Council’s latest Environment Levy Land Acquisition Program purchase, 62-124 Crosby Hill Rd, is one of the largest remaining vegetated lots in the Buderim area and home to tall habitat trees along with a number of the Coast’s protected plant and animal species, including the biggest owl in Australia - the powerful owl (Ninox strenua).

Mayor Mark Jamieson said the $1.25 million property was a significant addition to council’s conservation estate and increased the amount of land purchased through the Environment Levy to more than 2860 hectares since the early 1990s.

Just over one third (1052 hectares) has been acquired since 2008.  

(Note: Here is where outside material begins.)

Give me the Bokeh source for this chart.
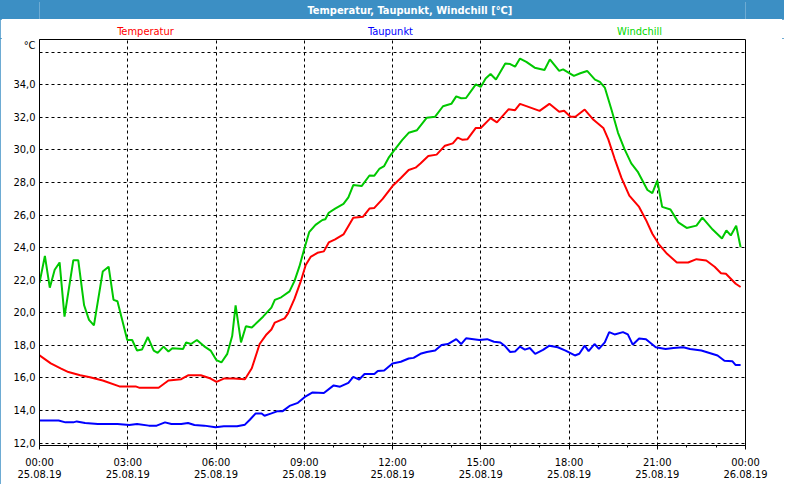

“Through the Environment Levy, council aims to maintain, and improve, the biodiversity of our region.  Protecting environmentally significant land and improving connectivity between habitat areas are part of that aim,” Mayor Jamieson said.

“Our latest purchase is perfectly positioned on the western side of Crosby Hill Rd to assist to protect and connect the nearby habitat of several council bushland reserves located on the southern escarpment of Buderim.”

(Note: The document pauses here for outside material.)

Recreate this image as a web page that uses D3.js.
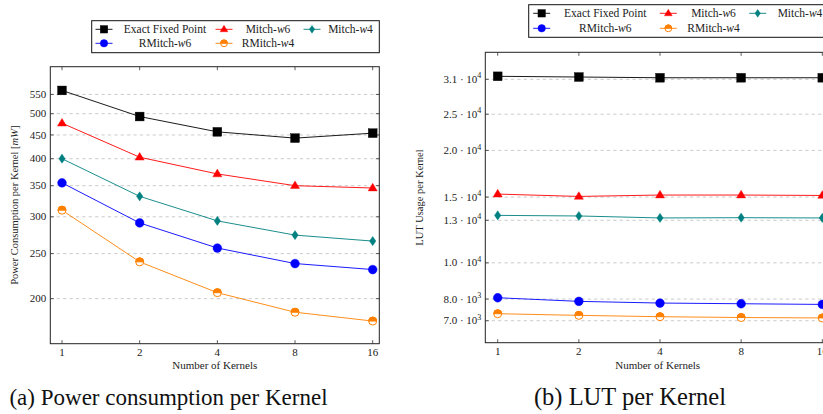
<!DOCTYPE html>
<html>
<head>
<meta charset="utf-8">
<script src="https://cdn.jsdelivr.net/npm/d3@7"></script>
<style>
html,body{margin:0;padding:0;background:#fff;}
svg{display:block;font-family:"Liberation Serif","Times New Roman",serif;}
</style>
</head>
<body>
<svg id="chart" width="823" height="414"></svg>
<script>
// ---------------- data ----------------
const kernels = [1, 2, 4, 8, 16];
const seriesNames = ["Exact Fixed Point", "Mitch-w6", "Mitch-w4", "RMitch-w6", "RMitch-w4"];

const powerExact   = [561, 493, 457, 443, 454];
const powerMitchW6 = [477, 403, 371, 350, 346];
const powerMitchW4 = [400, 332, 294, 274, 266];
const powerRMitchW6 = [355, 291, 257, 238, 231];
const powerRMitchW4 = [310, 240, 206, 187, 179];

const lutExact   = [31580, 31440, 31300, 31300, 31300];
const lutMitchW6 = [15280, 15060, 15190, 15190, 15150];
const lutMitchW4 = [13400, 13350, 13190, 13210, 13190];
const lutRMitchW6 = [8065, 7887, 7805, 7772, 7740];
const lutRMitchW4 = [7309, 7235, 7175, 7140, 7120];

const powerTicks = [200, 250, 300, 350, 400, 450, 500, 550];
const lutTicks = [7000, 8000, 10000, 13000, 15000, 20000, 25000, 31000];
const lutTickMantissa = ["7.0", "8.0", "1.0", "1.3", "1.5", "2.0", "2.5", "3.1"];
const lutTickExponent = ["3", "3", "4", "4", "4", "4", "4", "4"];

// ---------------- styles ----------------
const colors = ["#000000", "#ff0000", "#008080", "#0000ff", "#ff8000"];
const markers = ["square", "triangle", "diamond", "circle", "halfcircle"];

const svg = d3.select("#chart");

function drawMarker(g, type, color, x, y, s) {
  s = s || 1;
  if (type === "square") {
    const h = 4.4 * s;
    g.append("rect").attr("x", x - h).attr("y", y - h).attr("width", 2 * h).attr("height", 2 * h)
      .attr("fill", color).attr("stroke", color).attr("stroke-width", 0.4);
  } else if (type === "triangle") {
    const r = 4.8 * s;
    g.append("path").attr("d", `M${x},${y - r}L${x + r * 0.95},${y + r * 0.6}L${x - r * 0.95},${y + r * 0.6}Z`)
      .attr("fill", color).attr("stroke", color).attr("stroke-width", 0.4);
  } else if (type === "diamond") {
    const w = 3.2 * s, h = 4.6 * s;
    g.append("path").attr("d", `M${x},${y - h}L${x + w},${y}L${x},${y + h}L${x - w},${y}Z`)
      .attr("fill", color).attr("stroke", color).attr("stroke-width", 0.4);
  } else if (type === "circle") {
    g.append("circle").attr("cx", x).attr("cy", y).attr("r", 4.4 * s)
      .attr("fill", color).attr("stroke", color).attr("stroke-width", 0.4);
  } else if (type === "halfcircle") {
    const r = 4.0 * s;
    g.append("circle").attr("cx", x).attr("cy", y).attr("r", r)
      .attr("fill", "#fff").attr("stroke", color).attr("stroke-width", 1);
    g.append("path").attr("d", `M${x - r},${y}A${r},${r} 0 0 1 ${x + r},${y}Z`)
      .attr("fill", color).attr("stroke", color).attr("stroke-width", 1);
  }
}

function nameText(sel, name) {
  const m = name.match(/^(.*-)(w)(\d)$/);
  if (m) {
    sel.append("tspan").text(m[1]);
    sel.append("tspan").attr("font-style", "italic").text(m[2]);
    sel.append("tspan").text(m[3]);
  } else {
    sel.text(name);
  }
}

function drawPanel(cfg) {
  const g = svg.append("g");
  const x = d3.scaleLog().base(2).domain([kernels[0], kernels[kernels.length - 1]]).range(cfg.xRange);
  const y = d3.scaleLog().domain(cfg.yDomain).range(cfg.yRange);
  const [L, R, T, B] = cfg.frame;

  const clipId = "clip" + cfg.id;
  svg.append("clipPath").attr("id", clipId).append("rect")
    .attr("x", L - 8).attr("y", T - 8).attr("width", R - L + 16).attr("height", B - T + 16);

  // grid
  g.append("g").selectAll("line").data(cfg.ticks).join("line")
    .attr("x1", L).attr("x2", R).attr("y1", d => y(d)).attr("y2", d => y(d))
    .attr("stroke", "#c4c4c4").attr("stroke-width", 0.9).attr("stroke-dasharray", "3.2,3.2");

  // frame
  g.append("rect").attr("x", L).attr("y", T).attr("width", R - L).attr("height", B - T)
    .attr("fill", "none").attr("stroke", "#222").attr("stroke-width", 1);

  // ticks
  const tl = 3.5;
  const tk = g.append("g").attr("stroke", "#333").attr("stroke-width", 0.8);
  kernels.forEach(k => {
    tk.append("line").attr("x1", x(k)).attr("x2", x(k)).attr("y1", B).attr("y2", B - tl);
    tk.append("line").attr("x1", x(k)).attr("x2", x(k)).attr("y1", T).attr("y2", T + tl);
  });
  cfg.ticks.forEach(t => {
    tk.append("line").attr("x1", L).attr("x2", L + tl).attr("y1", y(t)).attr("y2", y(t));
    tk.append("line").attr("x1", R).attr("x2", R - tl).attr("y1", y(t)).attr("y2", y(t));
  });

  // x tick labels
  g.append("g").selectAll("text").data(kernels).join("text")
    .attr("x", d => x(d)).attr("y", B + 12.5).attr("text-anchor", "middle")
    .attr("font-size", 11).attr("fill", "#222").text(d => d);

  // y tick labels
  const yl = g.append("g");
  cfg.ticks.forEach((t, i) => {
    const tx = yl.append("text").attr("x", L - 4).attr("y", y(t) + 3.6)
      .attr("text-anchor", "end").attr("font-size", 11).attr("fill", "#222");
    cfg.tickLabel(tx, t, i);
  });

  // axis titles
  g.append("text").attr("x", cfg.xTitleX).attr("y", cfg.xTitleY)
    .attr("text-anchor", "middle").attr("font-size", 11).attr("fill", "#222").text("Number of Kernels");
  g.append("text")
    .attr("transform", `translate(${cfg.yTitleX},${(T + B) / 2}) rotate(-90)`)
    .attr("text-anchor", "middle").attr("font-size", 10.5).attr("fill", "#222")
    .call(cfg.yTitle);

  // series
  const plot = g.append("g").attr("clip-path", `url(#${clipId})`);
  cfg.series.forEach((vals, si) => {
    const pts = kernels.map((k, i) => [x(k), y(vals[i])]);
    plot.append("path").attr("d", d3.line()(pts))
      .attr("fill", "none").attr("stroke", colors[si]).attr("stroke-width", 0.9);
    pts.forEach(p => drawMarker(plot, markers[si], colors[si], p[0], p[1], 1));
  });

  // legend
  const lg = svg.append("g");
  const [lx, ly, lw, lh] = cfg.legendBox;
  lg.append("rect").attr("x", lx).attr("y", ly).attr("width", lw).attr("height", lh)
    .attr("fill", "#fff").attr("stroke", "#111").attr("stroke-width", 1);
  seriesNames.forEach((name, si) => {
    const col = si % 3, row = Math.floor(si / 3);
    const mx = cfg.legendMarkerX[col], my = cfg.legendRowY[row];
    lg.append("line").attr("x1", mx - 8.5).attr("x2", mx + 8.5).attr("y1", my).attr("y2", my)
      .attr("stroke", colors[si]).attr("stroke-width", 0.9);
    drawMarker(lg, markers[si], colors[si], mx, my, 0.85);
    const t = lg.append("text").attr("x", cfg.legendTextX[col]).attr("y", my + 3.8)
      .attr("text-anchor", "middle").attr("font-size", 11.5).attr("fill", "#222");
    nameText(t, name);
  });
}

// ---------------- left panel: power ----------------
drawPanel({
  id: "a",
  xRange: [62, 372.7],
  yDomain: [160, 631],
  yRange: [343.7, 66.7],
  frame: [50.3, 379.3, 66.7, 343.7],
  ticks: powerTicks,
  tickLabel: (tx, t) => tx.text(t),
  series: [powerExact, powerMitchW6, powerMitchW4, powerRMitchW6, powerRMitchW4],
  xTitleX: 214.8, xTitleY: 369,
  yTitleX: 18,
  yTitle: t => {
    t.append("tspan").text("Power Consumption per Kernel [");
    t.append("tspan").attr("font-style", "italic").text("mW");
    t.append("tspan").text("]");
  },
  legendBox: [91.7, 20.7, 287.6, 32],
  legendRowY: [29.3, 43.3],
  legendMarkerX: [104, 224, 312],
  legendTextX: [165, 268, 350.5]
});

// ---------------- right panel: LUT ----------------
drawPanel({
  id: "b",
  xRange: [497.7, 822.3],
  yDomain: [6113, 36616],
  yRange: [342.7, 52.3],
  frame: [485.3, 829.5, 52.3, 342.7],
  ticks: lutTicks,
  tickLabel: (tx, t, i) => {
    tx.append("tspan").text(lutTickMantissa[i] + " \u00B7 10");
    tx.append("tspan").attr("dy", -4.5).attr("font-size", 8).text(lutTickExponent[i]);
  },
  series: [lutExact, lutMitchW6, lutMitchW4, lutRMitchW6, lutRMitchW4],
  xTitleX: 657.7, xTitleY: 368.5,
  yTitleX: 423,
  yTitle: t => t.text("LUT Usage per Kernel"),
  legendBox: [528.7, 4.7, 302, 32.6],
  legendRowY: [13.3, 28.3],
  legendMarkerX: [541.7, 668.3, 757.7],
  legendTextX: [605.3, 713.5, 800]
});

// ---------------- captions ----------------
svg.append("text").attr("x", 168.5).attr("y", 405).attr("text-anchor", "middle")
  .attr("font-size", 23).attr("fill", "#111").text("(a) Power consumption per Kernel");
svg.append("text").attr("x", 630).attr("y", 405).attr("text-anchor", "middle")
  .attr("font-size", 24.5).attr("fill", "#111").text("(b) LUT per Kernel");
</script>
</body>
</html>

Environment Portfolio Councillor Jenny McKay said the more council explored the new property, the more exciting the purchase became with hidden gems continuing to be revealed amongst its dense foliage.

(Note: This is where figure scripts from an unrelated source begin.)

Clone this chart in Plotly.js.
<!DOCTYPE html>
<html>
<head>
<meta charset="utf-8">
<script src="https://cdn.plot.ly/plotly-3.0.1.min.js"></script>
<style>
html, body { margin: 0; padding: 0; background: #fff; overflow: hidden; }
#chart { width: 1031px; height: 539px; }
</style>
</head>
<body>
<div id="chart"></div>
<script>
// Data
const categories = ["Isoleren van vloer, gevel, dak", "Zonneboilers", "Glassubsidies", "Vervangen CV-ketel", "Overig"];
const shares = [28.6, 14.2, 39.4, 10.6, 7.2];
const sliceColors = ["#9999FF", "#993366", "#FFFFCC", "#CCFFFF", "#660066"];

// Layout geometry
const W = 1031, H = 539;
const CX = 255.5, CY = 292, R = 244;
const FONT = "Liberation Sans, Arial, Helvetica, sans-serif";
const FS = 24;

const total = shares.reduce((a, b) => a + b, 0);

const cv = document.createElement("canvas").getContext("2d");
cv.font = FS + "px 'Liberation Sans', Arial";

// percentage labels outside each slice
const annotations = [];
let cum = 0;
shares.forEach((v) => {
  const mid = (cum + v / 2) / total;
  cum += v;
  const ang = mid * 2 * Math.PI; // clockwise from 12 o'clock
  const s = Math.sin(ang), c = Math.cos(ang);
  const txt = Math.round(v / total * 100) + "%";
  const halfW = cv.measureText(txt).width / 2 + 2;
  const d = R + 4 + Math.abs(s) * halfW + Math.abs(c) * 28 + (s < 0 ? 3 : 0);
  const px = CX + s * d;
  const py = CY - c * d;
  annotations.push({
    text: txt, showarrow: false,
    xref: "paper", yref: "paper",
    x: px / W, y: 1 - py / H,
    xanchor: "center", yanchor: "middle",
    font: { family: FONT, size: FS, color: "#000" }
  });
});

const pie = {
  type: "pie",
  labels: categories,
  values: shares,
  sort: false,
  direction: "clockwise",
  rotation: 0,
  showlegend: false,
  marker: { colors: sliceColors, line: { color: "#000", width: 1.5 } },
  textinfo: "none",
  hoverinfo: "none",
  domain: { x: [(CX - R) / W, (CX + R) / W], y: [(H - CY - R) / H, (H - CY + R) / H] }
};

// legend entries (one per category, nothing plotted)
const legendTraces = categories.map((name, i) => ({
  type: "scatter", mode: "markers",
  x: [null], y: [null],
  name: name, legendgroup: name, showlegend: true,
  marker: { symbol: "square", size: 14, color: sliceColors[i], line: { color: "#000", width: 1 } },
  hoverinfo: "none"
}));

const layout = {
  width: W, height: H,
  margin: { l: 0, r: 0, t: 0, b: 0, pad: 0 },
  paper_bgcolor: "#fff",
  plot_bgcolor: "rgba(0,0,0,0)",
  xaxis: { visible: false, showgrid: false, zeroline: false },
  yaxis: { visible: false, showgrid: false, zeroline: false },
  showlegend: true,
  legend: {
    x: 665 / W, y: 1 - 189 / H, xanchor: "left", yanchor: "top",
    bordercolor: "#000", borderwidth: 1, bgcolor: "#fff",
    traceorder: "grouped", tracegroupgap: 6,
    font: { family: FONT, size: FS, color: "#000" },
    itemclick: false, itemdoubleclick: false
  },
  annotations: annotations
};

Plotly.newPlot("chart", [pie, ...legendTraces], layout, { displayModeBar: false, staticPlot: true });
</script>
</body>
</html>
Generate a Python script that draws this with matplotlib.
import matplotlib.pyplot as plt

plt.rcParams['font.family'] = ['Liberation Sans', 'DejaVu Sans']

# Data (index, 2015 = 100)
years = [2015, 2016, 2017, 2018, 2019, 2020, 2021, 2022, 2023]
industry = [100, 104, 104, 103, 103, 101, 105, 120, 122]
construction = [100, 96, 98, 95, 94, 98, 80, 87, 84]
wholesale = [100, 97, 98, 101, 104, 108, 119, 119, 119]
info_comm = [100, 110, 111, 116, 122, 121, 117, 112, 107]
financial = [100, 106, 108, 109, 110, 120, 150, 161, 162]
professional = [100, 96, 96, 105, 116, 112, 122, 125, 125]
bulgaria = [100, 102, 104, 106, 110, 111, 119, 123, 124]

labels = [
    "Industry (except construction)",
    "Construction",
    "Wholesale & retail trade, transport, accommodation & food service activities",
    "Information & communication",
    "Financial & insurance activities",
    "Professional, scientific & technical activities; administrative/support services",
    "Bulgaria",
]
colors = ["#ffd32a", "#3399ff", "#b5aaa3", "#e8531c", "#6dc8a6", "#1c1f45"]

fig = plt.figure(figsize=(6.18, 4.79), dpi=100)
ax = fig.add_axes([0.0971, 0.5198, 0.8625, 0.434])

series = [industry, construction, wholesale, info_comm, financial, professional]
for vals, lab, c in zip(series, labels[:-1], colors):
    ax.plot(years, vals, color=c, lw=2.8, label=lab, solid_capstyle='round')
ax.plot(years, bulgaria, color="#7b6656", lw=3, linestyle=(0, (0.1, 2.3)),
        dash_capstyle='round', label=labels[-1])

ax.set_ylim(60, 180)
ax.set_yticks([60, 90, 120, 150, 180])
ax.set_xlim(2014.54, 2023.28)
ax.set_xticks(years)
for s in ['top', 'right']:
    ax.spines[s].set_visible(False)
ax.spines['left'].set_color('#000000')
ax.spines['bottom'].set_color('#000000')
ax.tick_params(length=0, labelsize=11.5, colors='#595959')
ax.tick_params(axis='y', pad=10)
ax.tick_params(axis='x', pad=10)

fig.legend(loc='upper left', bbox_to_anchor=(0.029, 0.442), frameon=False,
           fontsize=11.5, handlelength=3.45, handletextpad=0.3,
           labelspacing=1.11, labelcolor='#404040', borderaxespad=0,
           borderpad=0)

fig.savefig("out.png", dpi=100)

“We have already identified numerous important and vulnerable plant and wildlife species on this site and our council officers are excited to undertake further assessments to find out what else is sheltered in this fully vegetated, diverse eucalypt and rainforest habitat,” Cr McKay said.

“Amongst the tall habitat trees, we have discovered some of the largest grey gum (Eucalyptus propinqua) and pink bloodwood (Corymbia intermedia) trees on the Sunshine Coast.

“These old weathered trees are a valuable asset for wildlife because the hollows provide essential habitat for tree dwelling animals including koalas, sugar gliders, small bats, owls, cockatoos and other birds. This is why these habitat trees are called “wildlife hotels”, and are critical to the survival of many Australian animals.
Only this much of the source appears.